Later in the issue, a Pedagogical Exercise on the mathematics of ``Dirichlet's Principle'' continues this focus, by posing the suggestive example from economics: ``What is the relationship between all physical-economic relationships, and the economic boundary conditions of physical infrastructure and cultural development? What is the relationship between these boundary conditions, and the singularities represented by the introduction of new technologies?''
As in the sciences, so in the arts, it is the creation of such historically specific metaphors that inspires people to fight for progress.
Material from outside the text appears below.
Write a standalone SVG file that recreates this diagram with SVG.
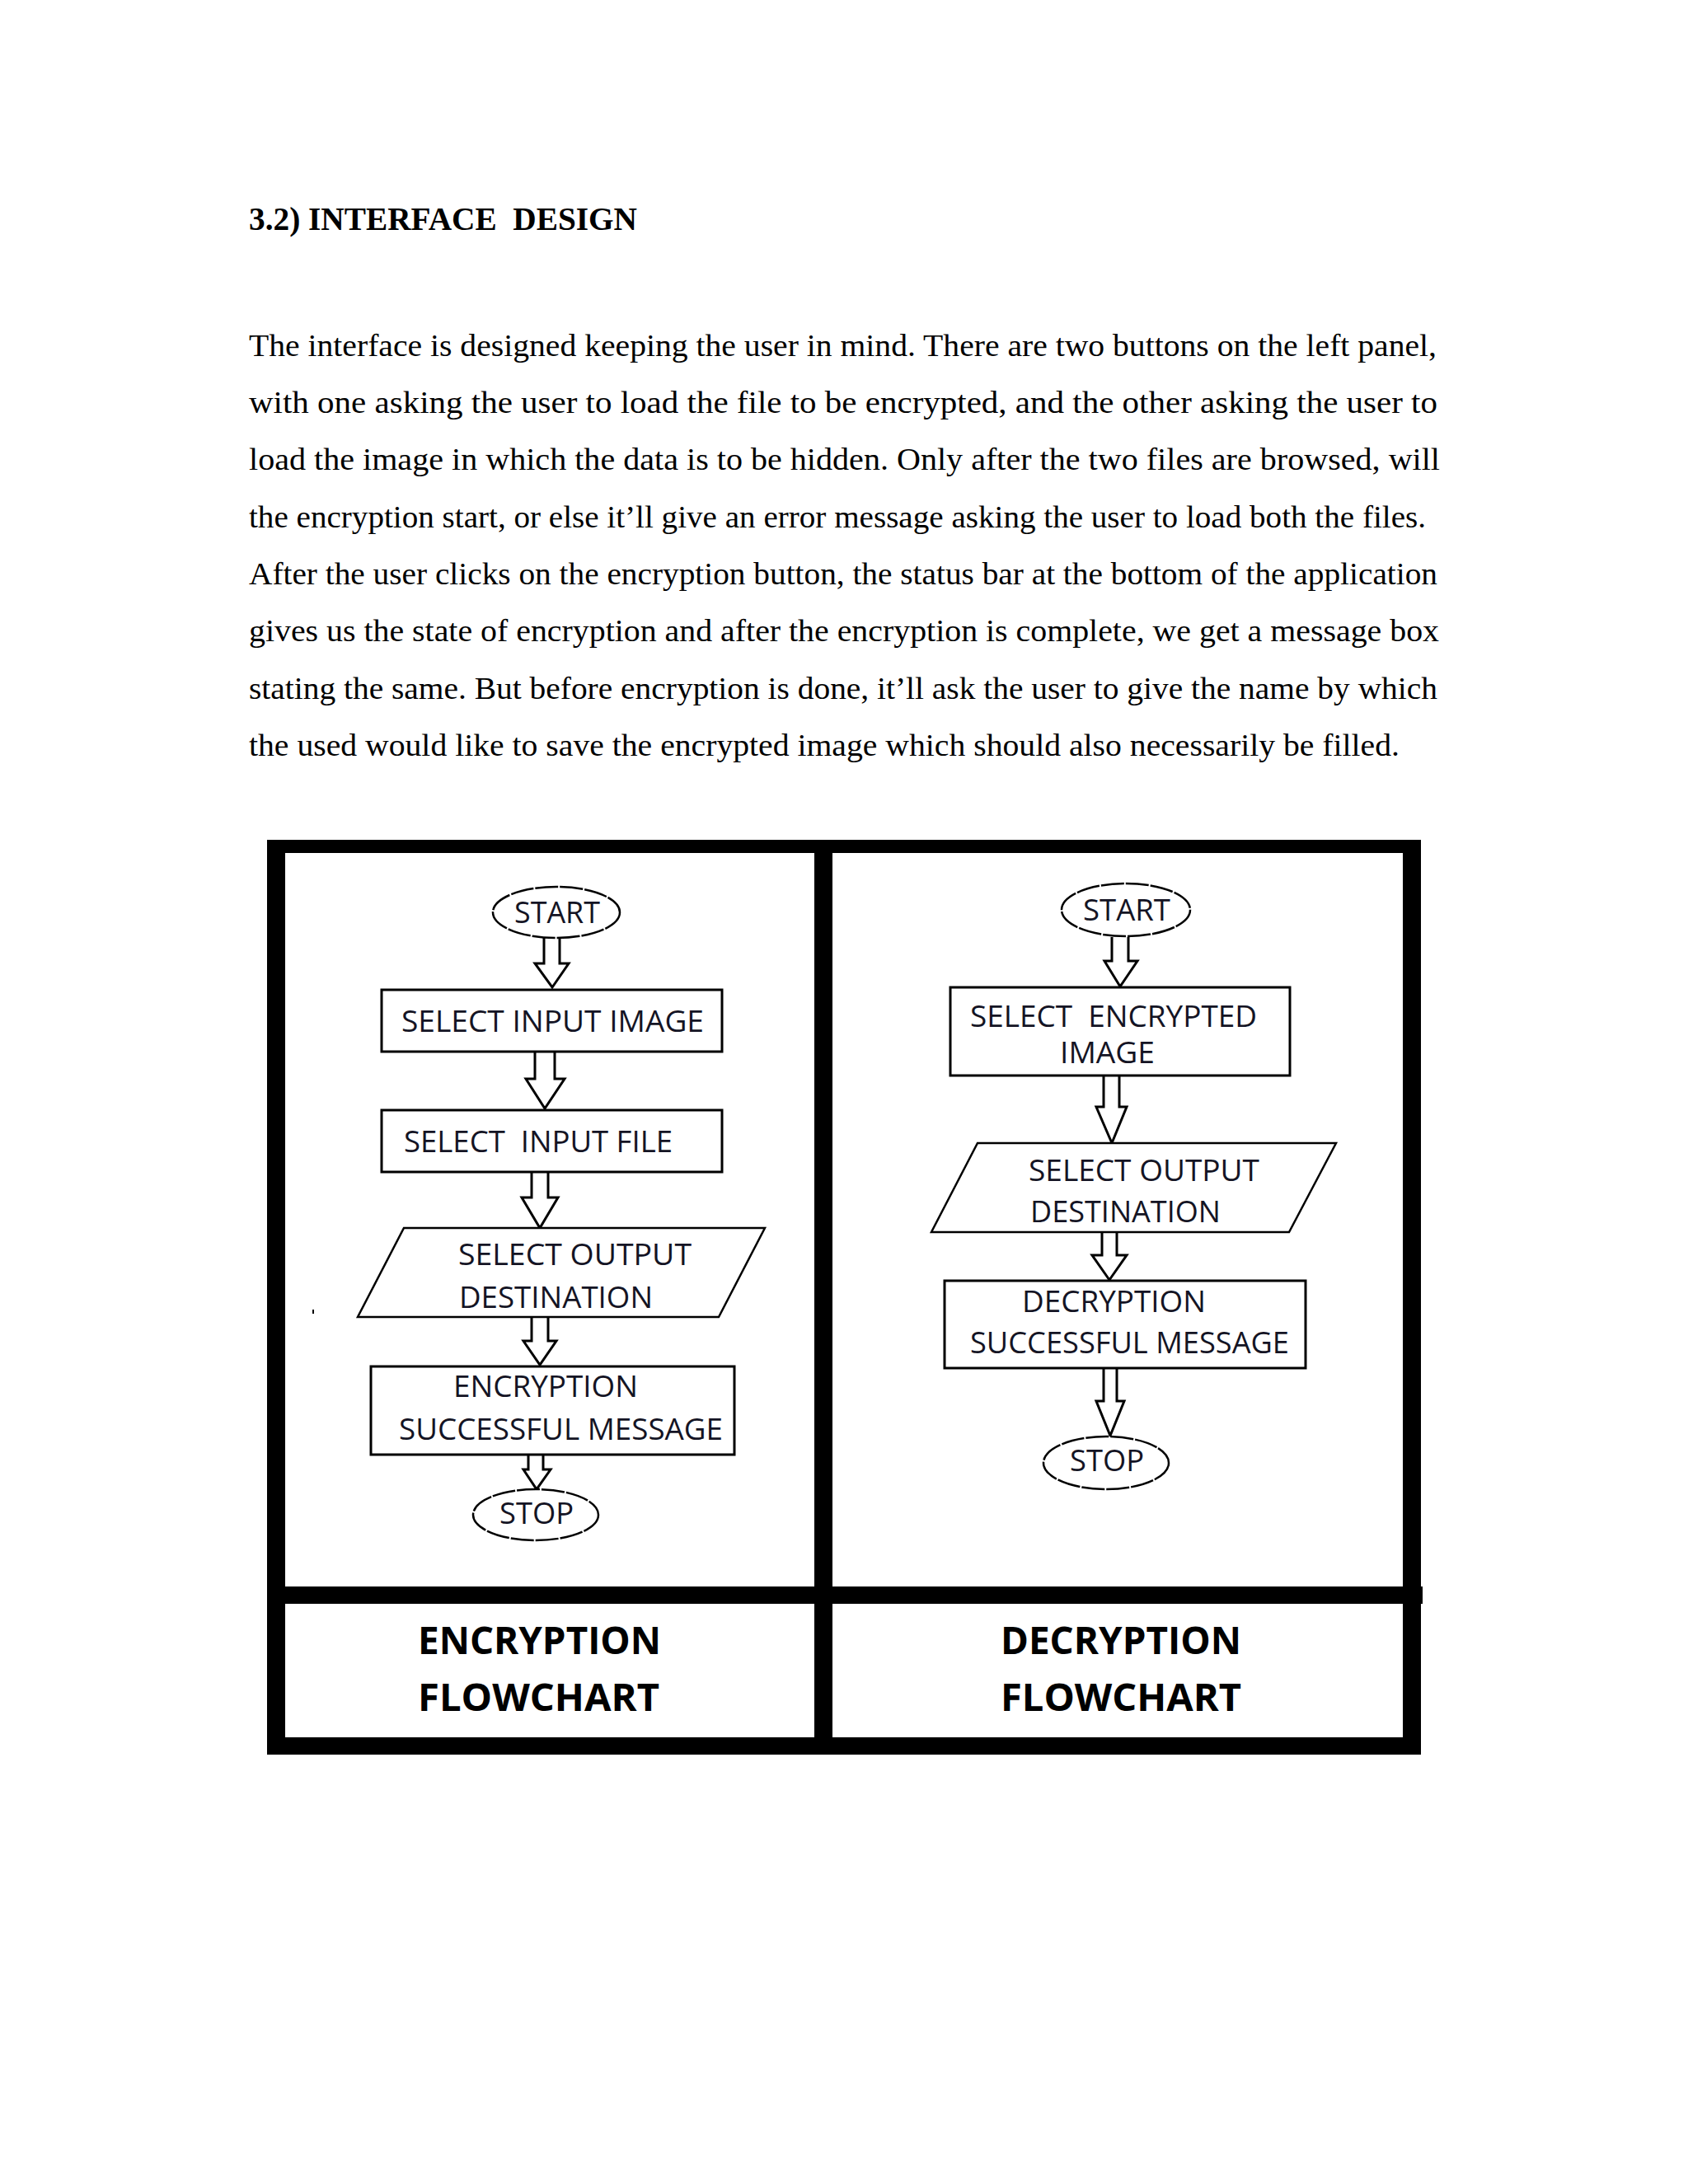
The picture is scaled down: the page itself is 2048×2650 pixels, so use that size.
<svg xmlns="http://www.w3.org/2000/svg" width="2048" height="2650" viewBox="0 0 2048 2650">
<style>
.h{font-family:"Liberation Serif","Times New Roman",serif;font-weight:bold;font-size:39px;fill:#000}
.p{font-family:"Liberation Serif","Times New Roman",serif;font-size:37px;fill:#000}
.t{font-family:"Open Sans","Noto Sans",sans-serif;font-size:36px;fill:#141424}
.l{font-family:"Open Sans","Noto Sans",sans-serif;font-weight:bold;font-size:47px;fill:#000}
.shape{fill:#fff;stroke:#000;stroke-width:3}
.term{fill:#fff;stroke:#000;stroke-width:2.5;stroke-dasharray:28 2}
.io{fill:#fff;stroke:#000;stroke-width:2.5}
.arrow{fill:#fff;stroke:#000;stroke-width:3;stroke-linejoin:miter}
</style>
<rect width="2048" height="2650" fill="#fff"/>
<g id="heading">
<text class="h" x="302" y="279" textLength="471" lengthAdjust="spacingAndGlyphs" xml:space="preserve">3.2) INTERFACE  DESIGN</text>
</g>
<g id="paragraph">
<text class="p" x="302" y="432" textLength="1441" lengthAdjust="spacingAndGlyphs">The interface is designed keeping the user in mind. There are two buttons on the left panel,</text>
<text class="p" x="302" y="501" textLength="1442" lengthAdjust="spacingAndGlyphs">with one asking the user to load the file to be encrypted, and the other asking the user to</text>
<text class="p" x="302" y="570" textLength="1445" lengthAdjust="spacingAndGlyphs">load the image in which the data is to be hidden. Only after the two files are browsed, will</text>
<text class="p" x="302" y="640" textLength="1428" lengthAdjust="spacingAndGlyphs">the encryption start, or else it’ll give an error message asking the user to load both the files.</text>
<text class="p" x="302" y="709" textLength="1442" lengthAdjust="spacingAndGlyphs">After the user clicks on the encryption button, the status bar at the bottom of the application</text>
<text class="p" x="302" y="778" textLength="1444" lengthAdjust="spacingAndGlyphs">gives us the state of encryption and after the encryption is complete, we get a message box</text>
<text class="p" x="302" y="848" textLength="1442" lengthAdjust="spacingAndGlyphs">stating the same. But before encryption is done, it’ll ask the user to give the name by which</text>
<text class="p" x="302" y="917" textLength="1396" lengthAdjust="spacingAndGlyphs">the used would like to save the encrypted image which should also necessarily be filled.</text>
</g>
<g id="frame">
<rect x="324" y="1019" width="1400" height="1110" fill="#000"/>
<rect x="1700" y="1925" width="26" height="21" fill="#000"/>
<rect x="346" y="1035" width="642" height="890" fill="#fff"/>
<rect x="1010" y="1035" width="692" height="890" fill="#fff"/>
<rect x="346" y="1946" width="642" height="162" fill="#fff"/>
<rect x="1010" y="1946" width="692" height="162" fill="#fff"/>
<rect x="379" y="1589" width="2" height="5" fill="#000"/>
</g>
<g id="connectors">
<path class="arrow" d="M660,1138 V1169 H649 L670,1198 L690,1169 H679 V1138"/>
<path class="arrow" d="M649,1276 V1309 H638 L661,1345 L685,1309 H673 V1276"/>
<path class="arrow" d="M645,1422 V1453 H633 L655,1490 L677,1453 H665 V1422"/>
<path class="arrow" d="M645,1599 V1627 H635 L655,1656 L675,1627 H665 V1599"/>
<path class="arrow" d="M641,1765 V1783 H635 L651,1807 L668,1783 H659 V1765"/>
<path class="arrow" d="M1349,1137 V1166 H1340 L1359,1197 L1380,1166 H1369 V1137"/>
<path class="arrow" d="M1339,1305 V1343 H1330 L1349,1387 L1367,1343 H1358 V1305"/>
<path class="arrow" d="M1337,1495 V1523 H1325 L1346,1553 L1367,1523 H1355 V1495"/>
<path class="arrow" d="M1339,1661 V1700 H1330 L1347,1742 L1364,1700 H1355 V1661"/>
</g>
<g id="enc-start">
<ellipse class="term" cx="675" cy="1107" rx="77" ry="31"/>
<text class="t" x="624" y="1120" textLength="104" lengthAdjust="spacingAndGlyphs">START</text>
</g>
<g id="enc-select-image">
<rect class="shape" x="463" y="1201" width="413" height="75"/>
<text class="t" x="487" y="1252" textLength="367" lengthAdjust="spacingAndGlyphs">SELECT INPUT IMAGE</text>
</g>
<g id="enc-select-file">
<rect class="shape" x="463" y="1347" width="413" height="75"/>
<text class="t" x="490" y="1398" textLength="326" lengthAdjust="spacingAndGlyphs" xml:space="preserve">SELECT  INPUT FILE</text>
</g>
<g id="enc-output">
<polygon class="io" points="490,1490 928,1490 872,1598 434,1598"/>
<text class="t" x="556" y="1535" textLength="283" lengthAdjust="spacingAndGlyphs">SELECT OUTPUT</text>
<text class="t" x="557" y="1587" textLength="235" lengthAdjust="spacingAndGlyphs">DESTINATION</text>
</g>
<g id="enc-success">
<rect class="shape" x="450" y="1658" width="441" height="107"/>
<text class="t" x="550" y="1695" textLength="224" lengthAdjust="spacingAndGlyphs">ENCRYPTION</text>
<text class="t" x="484" y="1747" textLength="393" lengthAdjust="spacingAndGlyphs">SUCCESSFUL MESSAGE</text>
</g>
<g id="enc-stop">
<ellipse class="term" cx="650" cy="1838" rx="76" ry="31"/>
<text class="t" x="606" y="1849" textLength="90" lengthAdjust="spacingAndGlyphs">STOP</text>
</g>
<g id="dec-start">
<ellipse class="term" cx="1366" cy="1104" rx="78" ry="32"/>
<text class="t" x="1314" y="1117" textLength="106" lengthAdjust="spacingAndGlyphs">START</text>
</g>
<g id="dec-select-image">
<rect class="shape" x="1153" y="1198" width="412" height="107"/>
<text class="t" x="1177" y="1246" font-size="32" textLength="348" lengthAdjust="spacingAndGlyphs" xml:space="preserve">SELECT  ENCRYPTED</text>
<text class="t" x="1286" y="1290" font-size="32" textLength="115" lengthAdjust="spacingAndGlyphs">IMAGE</text>
</g>
<g id="dec-output">
<polygon class="io" points="1186,1387 1621,1387 1564,1495 1130,1495"/>
<text class="t" x="1248" y="1433" textLength="280" lengthAdjust="spacingAndGlyphs">SELECT OUTPUT</text>
<text class="t" x="1250" y="1483" textLength="231" lengthAdjust="spacingAndGlyphs">DESTINATION</text>
</g>
<g id="dec-success">
<rect class="shape" x="1146" y="1554" width="438" height="106"/>
<text class="t" x="1240" y="1592" textLength="223" lengthAdjust="spacingAndGlyphs">DECRYPTION</text>
<text class="t" x="1177" y="1642" textLength="387" lengthAdjust="spacingAndGlyphs">SUCCESSFUL MESSAGE</text>
</g>
<g id="dec-stop">
<ellipse class="term" cx="1342" cy="1775" rx="76" ry="32"/>
<text class="t" x="1298" y="1785" textLength="90" lengthAdjust="spacingAndGlyphs">STOP</text>
</g>
<g id="label-encryption">
<text class="l" x="507" y="2007" textLength="295" lengthAdjust="spacingAndGlyphs">ENCRYPTION</text>
<text class="l" x="507" y="2076" textLength="293" lengthAdjust="spacingAndGlyphs">FLOWCHART</text>
</g>
<g id="label-decryption">
<text class="l" x="1214" y="2007" textLength="292" lengthAdjust="spacingAndGlyphs">DECRYPTION</text>
<text class="l" x="1214" y="2076" textLength="292" lengthAdjust="spacingAndGlyphs">FLOWCHART</text>
</g>
</svg>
The visual images wrought by Spain's great republican artist Francisco Goya to portray ironically the horror of the Hapsburg feud feudalism that ran the Spanish Inquisition, and the slavish mentality of those who acquiesced to it, are just such metaphors, aimed at challenging\ and uplifting the population through their commitment to {truth.} Karel Vereycken's ``Francisco Goya, the American Revolution, and the Fight Against the Synarchist Beast-Man'' takes us step by step through the mind of Goya, as he works to mobilize his countrymen in their battle for survival. Which is precisely where we find ourselves today.